Seating Comfort for Long Viewings

Two hours in an uncomfortable seat is two hours. This is where the physical setup earns its keep. A well-chosen theater couch with deep cushioning, proper back support, and enough width makes the experience substantially different from a cramped sofa arrangement. When the seating is genuinely comfortable, guests stop thinking about their bodies and start thinking about the film.

If the space allows for more than one row, the back row needs to be elevated or angled enough that it doesn’t look at the backs of heads. Stadium-style risers are the proper solution, but even placing the second row on a low platform of 10 to 12 inches makes a practical difference.

Food, Drinks, and Keeping the Flow Intact

Hosting a movie night well means solving the logistics of food and drink without disrupting the film itself. The worst version of this is a pause every thirty minutes because something needs refilling or reheating.

The simplest approach is to set everything up as a self-serve station outside the viewing room before the film starts, so guests can make one trip and settle in. Keep the food easy to eat quietly and without cutlery where possible.
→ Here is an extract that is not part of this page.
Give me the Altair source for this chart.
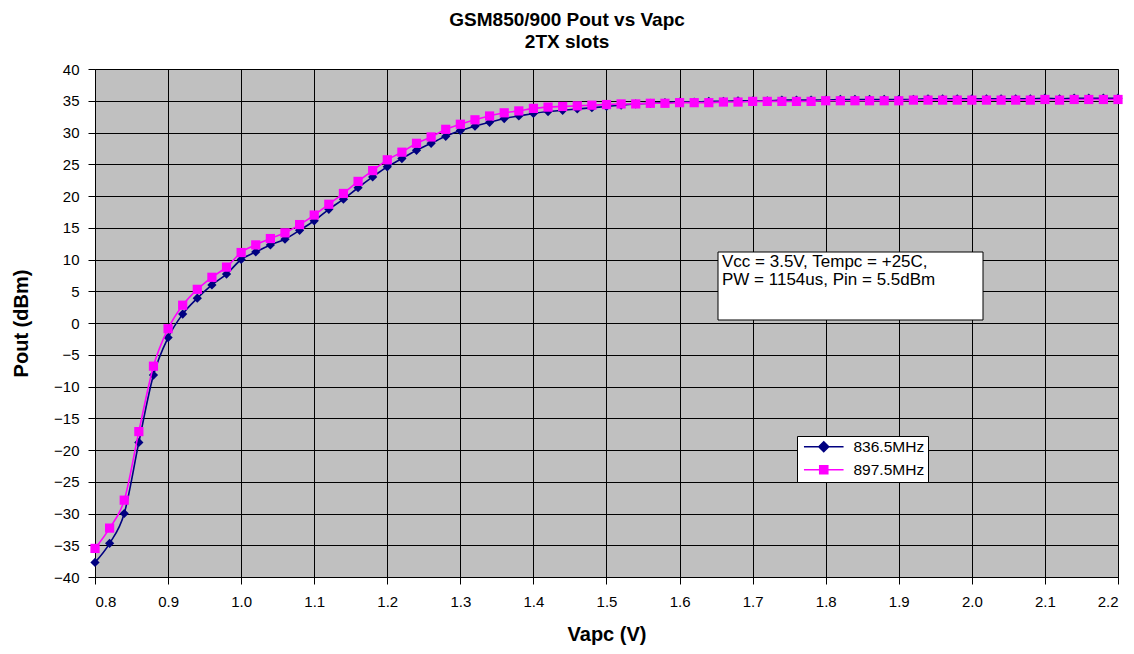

A few formats that work well without interrupting the room:

  • Pre-portioned snack cups rather than shared bowls, which cause rustling and reaching
  • Warm food served before the film starts, so no one is dealing with takeout containers during the opening act
  • Drinks with secure lids or low-profile glasses that are less likely to cause accidents in a dark room

The refrigerator or drinks station should be close enough to reach without turning on a hallway light that bleeds into the viewing space. This is a small thing that hosts who have run several of these evenings tend to mention, because light spill at a critical moment is genuinely disruptive.
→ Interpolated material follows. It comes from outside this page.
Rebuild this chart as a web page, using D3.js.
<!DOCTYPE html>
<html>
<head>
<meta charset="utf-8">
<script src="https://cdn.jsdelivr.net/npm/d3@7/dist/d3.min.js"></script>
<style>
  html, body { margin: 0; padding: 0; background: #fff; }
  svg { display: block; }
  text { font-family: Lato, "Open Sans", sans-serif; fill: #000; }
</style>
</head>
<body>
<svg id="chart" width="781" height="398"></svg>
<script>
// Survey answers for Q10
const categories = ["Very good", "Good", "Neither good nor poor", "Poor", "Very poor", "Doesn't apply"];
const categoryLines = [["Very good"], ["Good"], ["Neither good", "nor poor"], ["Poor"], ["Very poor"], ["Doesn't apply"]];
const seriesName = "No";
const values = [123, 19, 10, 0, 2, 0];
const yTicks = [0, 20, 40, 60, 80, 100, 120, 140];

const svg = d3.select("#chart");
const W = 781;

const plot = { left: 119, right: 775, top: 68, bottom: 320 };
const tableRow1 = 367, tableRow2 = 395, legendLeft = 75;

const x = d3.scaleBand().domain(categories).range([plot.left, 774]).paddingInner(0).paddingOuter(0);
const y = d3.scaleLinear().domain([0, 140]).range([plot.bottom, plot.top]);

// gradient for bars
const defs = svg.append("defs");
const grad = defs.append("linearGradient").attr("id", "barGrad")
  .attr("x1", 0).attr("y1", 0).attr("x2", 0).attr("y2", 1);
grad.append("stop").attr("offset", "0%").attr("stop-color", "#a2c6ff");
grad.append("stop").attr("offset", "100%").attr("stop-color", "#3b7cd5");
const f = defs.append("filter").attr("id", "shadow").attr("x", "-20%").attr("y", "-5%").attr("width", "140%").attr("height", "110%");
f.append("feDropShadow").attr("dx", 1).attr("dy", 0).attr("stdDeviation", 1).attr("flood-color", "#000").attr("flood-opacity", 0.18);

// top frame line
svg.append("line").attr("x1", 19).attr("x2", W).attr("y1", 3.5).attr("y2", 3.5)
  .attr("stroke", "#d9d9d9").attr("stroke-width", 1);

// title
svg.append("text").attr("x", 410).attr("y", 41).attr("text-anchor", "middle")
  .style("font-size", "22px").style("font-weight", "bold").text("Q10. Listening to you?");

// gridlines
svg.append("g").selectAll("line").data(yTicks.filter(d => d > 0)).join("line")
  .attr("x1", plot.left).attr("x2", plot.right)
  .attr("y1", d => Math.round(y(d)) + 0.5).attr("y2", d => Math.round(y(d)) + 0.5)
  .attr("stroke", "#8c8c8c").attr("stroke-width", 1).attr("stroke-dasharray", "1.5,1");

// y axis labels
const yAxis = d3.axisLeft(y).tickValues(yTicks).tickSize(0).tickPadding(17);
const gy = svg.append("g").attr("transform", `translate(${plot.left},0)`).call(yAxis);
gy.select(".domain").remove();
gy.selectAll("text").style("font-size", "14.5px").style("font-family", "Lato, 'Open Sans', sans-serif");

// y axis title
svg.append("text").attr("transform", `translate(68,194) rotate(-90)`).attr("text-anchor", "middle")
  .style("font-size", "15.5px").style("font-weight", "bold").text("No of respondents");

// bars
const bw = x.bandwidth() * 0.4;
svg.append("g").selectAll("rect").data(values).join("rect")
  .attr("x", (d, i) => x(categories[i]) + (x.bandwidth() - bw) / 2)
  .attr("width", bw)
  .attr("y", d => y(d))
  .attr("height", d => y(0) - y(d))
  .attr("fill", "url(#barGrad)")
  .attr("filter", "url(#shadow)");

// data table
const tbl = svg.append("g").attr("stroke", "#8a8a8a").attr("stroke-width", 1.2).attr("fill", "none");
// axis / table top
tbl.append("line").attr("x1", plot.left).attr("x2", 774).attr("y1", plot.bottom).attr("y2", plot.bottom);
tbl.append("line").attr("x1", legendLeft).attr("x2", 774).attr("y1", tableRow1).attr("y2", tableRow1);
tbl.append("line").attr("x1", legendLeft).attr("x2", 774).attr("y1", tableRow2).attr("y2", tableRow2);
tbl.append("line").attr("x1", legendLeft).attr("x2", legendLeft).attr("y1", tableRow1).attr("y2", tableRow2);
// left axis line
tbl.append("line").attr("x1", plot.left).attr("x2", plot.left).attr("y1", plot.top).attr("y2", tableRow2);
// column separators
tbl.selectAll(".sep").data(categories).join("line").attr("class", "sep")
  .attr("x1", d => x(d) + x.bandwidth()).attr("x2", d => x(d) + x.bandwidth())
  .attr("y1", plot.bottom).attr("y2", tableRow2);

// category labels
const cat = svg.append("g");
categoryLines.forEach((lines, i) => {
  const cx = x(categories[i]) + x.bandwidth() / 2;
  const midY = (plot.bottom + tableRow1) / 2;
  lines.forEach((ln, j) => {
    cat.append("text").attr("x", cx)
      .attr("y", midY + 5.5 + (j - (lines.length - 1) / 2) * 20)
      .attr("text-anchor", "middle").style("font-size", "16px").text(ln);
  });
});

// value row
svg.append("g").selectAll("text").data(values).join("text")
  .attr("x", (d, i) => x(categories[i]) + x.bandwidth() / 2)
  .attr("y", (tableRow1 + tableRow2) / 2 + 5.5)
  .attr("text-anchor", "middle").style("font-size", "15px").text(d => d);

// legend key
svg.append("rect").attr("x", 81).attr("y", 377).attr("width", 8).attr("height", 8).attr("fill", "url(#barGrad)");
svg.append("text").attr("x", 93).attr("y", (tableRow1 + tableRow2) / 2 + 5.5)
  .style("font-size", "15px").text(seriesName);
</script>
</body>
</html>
The Details That Separate a Good Night from a Great One

Beyond the practical checklist, how to host a movie night at the level film enthusiasts actually want comes down to intention. The small details signal to guests that care went into the evening.

  • Pre-show atmosphere is one of them. Playing a relevant score or soundtrack from the film’s composer in the thirty minutes before the film starts creates a tonal bridge without revealing anything. It sets the room in the right register and gives people something to notice rather than awkward silence or an unrelated playlist.
  • Lighting during the film is another. Full darkness is not always ideal; a low-level bias light behind the screen reduces eye fatigue over long viewings and softens the harsh contrast between a bright screen and a completely dark room. Smart bulbs that can be dimmed to 5 to 10 percent and set to warm amber create the right environment without any visible distraction.
  • The post-film conversation is worth planning for, too. The instinct after a long film is to immediately start packing up, which kills the energy that a good film generates. Leave room in the evening for twenty to thirty minutes of genuine discussion: what the film was doing, what worked and what didn’t, and whether anyone would watch it again. This is the part that film enthusiasts tend to enjoy as much as the viewing itself.
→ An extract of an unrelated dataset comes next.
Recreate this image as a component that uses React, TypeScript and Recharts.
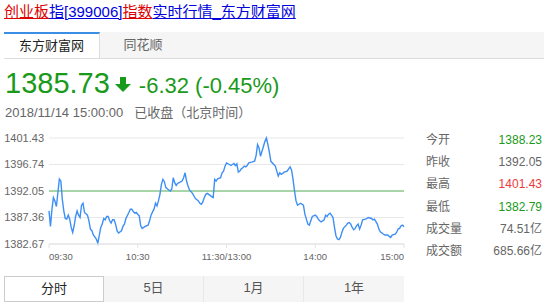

A Checklist to Run Through Before Every Screening

Hosting a movie night with this level of attention doesn’t require redoing the entire setup every time. Once the room is configured well, the pre-screening checklist gets short:

  • Block all external light sources
  • Check audio levels and dialogue clarity with a short test clip
  • Confirm every seat has a clear, comfortable sightline
  • Set the room temperature slightly cool before guests arrive
  • Prepare food and drinks as a self-serve station before anyone sits down
  • Queue the pre-show atmosphere music or score
  • Have a backup film selected and ready

The rest is in the details that compound over time: knowing which guests prefer subtitles, which seating positions work best for different heights, and which films land with this particular group. The hosts who run the best movie nights aren’t necessarily the ones with the most equipment. They’re the ones who treat it as a craft and keep refining it.